The only element I think should be strongly considered before purchasing is the epic grind. This isn’t a casual video game. You’ll spend years perfecting your specialisations and crops and replaying for all the romance options. If you don’t mind the grind, you’ll be building up a flourishing community in a relatively short space of time.
So much To Do, So Much Time…
Farming, fishing, mining, combat, foraging. These are the main map options that are currently available on Stardew Valley. Whereas before, your map options were limited to a vague mixture of all the specialisations, you can now pick a map that caters to your particular skills or the challenges you want most.
Those specialisations are the basis for all the mechanics available to your character. For example, when farming, I chose to make my crops into artisan goods to sell rather than craft them into energy sources for myself. When fishing, I built up my skill and energy to harvest enough fish to sell for a huge profit and stock up myself for the coming days.

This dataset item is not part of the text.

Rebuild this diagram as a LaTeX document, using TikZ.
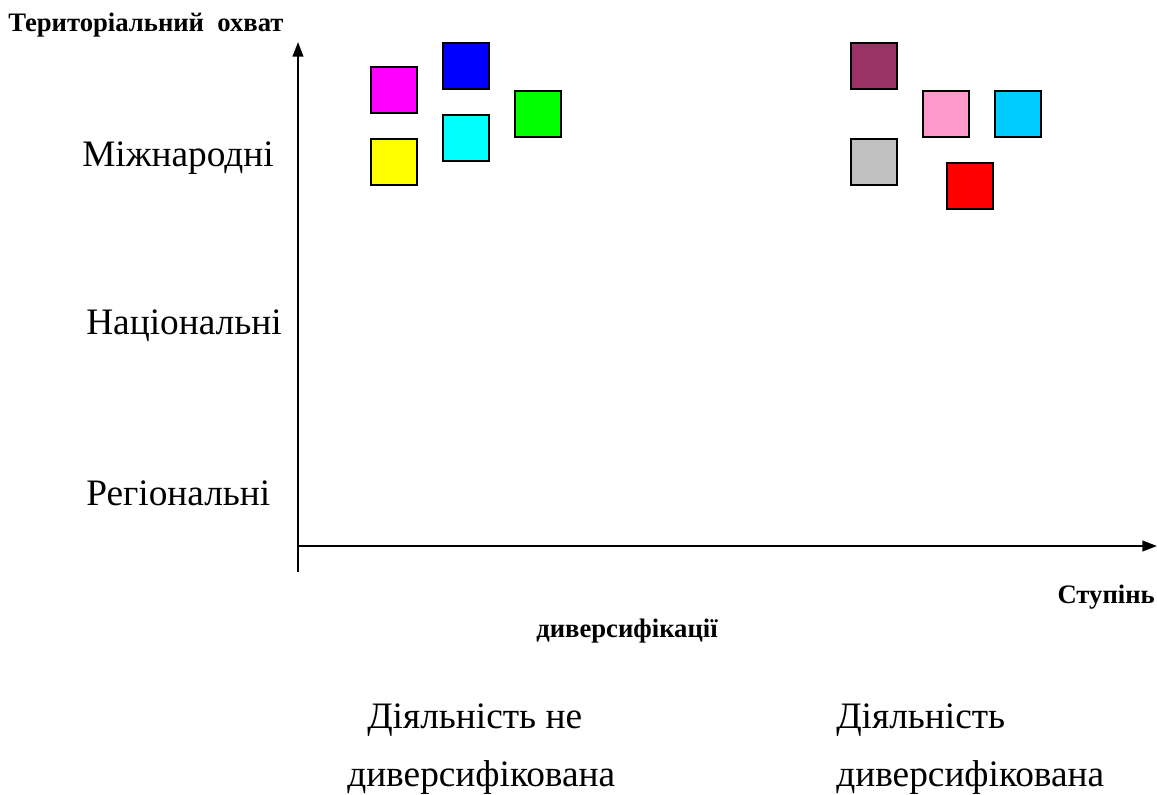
\documentclass[tikz,border=0pt]{standalone}
\usepackage{fontspec}
\setmainfont{Liberation Serif}
\usetikzlibrary{arrows.meta}
\definecolor{plum}{HTML}{993366}
\definecolor{rosepink}{HTML}{FF99CC}
\definecolor{skyblue}{HTML}{00CCFF}
\definecolor{silvergray}{HTML}{C0C0C0}
\definecolor{puremagenta}{HTML}{FF00FF}
\definecolor{purecyan}{HTML}{00FFFF}
\definecolor{pureblue}{HTML}{0000FF}
\definecolor{puregreen}{HTML}{00FF00}
\definecolor{pureyellow}{HTML}{FFFF00}
\definecolor{purered}{HTML}{FF0000}
\begin{document}
\begin{tikzpicture}[x=0.75pt,y=-0.75pt,
  axis/.style={line width=1.5pt,-{Triangle[length=11pt,width=8pt]}},
  sq/.style={draw=black,line width=1.5pt,minimum size=34.5pt,inner sep=0pt},
  bigtxt/.style={font=\fontsize{28}{32}\selectfont,inner sep=0pt},
  boldtxt/.style={font=\fontsize{20}{24}\selectfont\bfseries,inner sep=0pt}]
\useasboundingbox (0,0) rectangle (1157,794);
% axes
\coordinate (ytop) at (298,42);
\coordinate (ybot) at (298,572);
\coordinate (xleft) at (298,546);
\coordinate (xright) at (1157,546);
\draw[axis] (ybot) -- (ytop);
\draw[axis] (xleft) -- (xright);
% axis titles
\node[boldtxt,anchor=west] (ttl) at (8,25) {Територіальний\ \ охват};
\node[boldtxt,anchor=east] (stp) at (1155,597) {Ступінь};
\node[boldtxt] (div) at (627,631) {диверсифікації};
% levels
\node[bigtxt,anchor=west] (l1) at (82,158) {Міжнародні};
\node[bigtxt,anchor=west] (l2) at (86,326) {Національні};
\node[bigtxt,anchor=west] (l3) at (86,493) {Регіональні};
% activity categories
\node[bigtxt,anchor=west] (c1a) at (367,720) {Діяльність не};
\node[bigtxt,anchor=west] (c1b) at (347,778) {диверсифікована};
\node[bigtxt,anchor=west] (c2a) at (836,720) {Діяльність};
\node[bigtxt,anchor=west] (c2b) at (836,778) {диверсифікована};
% non-diversified enterprises
\node[sq,fill=puremagenta] (s1) at (394,90) {};
\node[sq,fill=pureblue] (s2) at (466,66) {};
\node[sq,fill=purecyan] (s3) at (466,138) {};
\node[sq,fill=pureyellow] (s4) at (394,162) {};
\node[sq,fill=puregreen] (s5) at (538,114) {};
% diversified enterprises
\node[sq,fill=plum] (d1) at (874,66) {};
\node[sq,fill=silvergray] (d2) at (874,162) {};
\node[sq,fill=rosepink] (d3) at (946,114) {};
\node[sq,fill=skyblue] (d4) at (1018,114) {};
\node[sq,fill=purered] (d5) at (970,186) {};
\end{tikzpicture}
\end{document}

Mining sounds like it might be a little boring, but it really is payday when you find those precious resources. The same with combat, when protecting your farm, and foraging is particularly useful when crafting and selling odds and bobs for extra cash where needed. Every element weaves into a beautiful tapestry of skills you need to flex, specialise in, or practice.
The energy bar itself (the E indicator near your character) is a smart way that the developers upped the everyday intensity. Your energy and time are finite, and you need to quickly learn how to manage both in order to thrive. Having that small amount of pressure as a constant motivator often kept me playing until late at night.
It should also be noted that this game now supports co-op multiplayer play. This is great for the type of game it is, where you can easily divide tasks and spend hours collecting and foraging to meet your daily goals. The extra player also gets to start as if they’re a new player, which adds a level of extra difficulty and customisation options.
What’s the Verdict?
Stardew Valley is a rural simulation in a pure and unrelenting way. Whether you’re playing co-op or putting in the hours on your own, this is a game with potentially hundreds of hours of playability. It’s simultaneously welcoming to new players and even new gamers, with its basic controls and design. Even seasoned RPG fans would enjoy trying their hand at building up their own farming community in this beautiful, fun simulation game.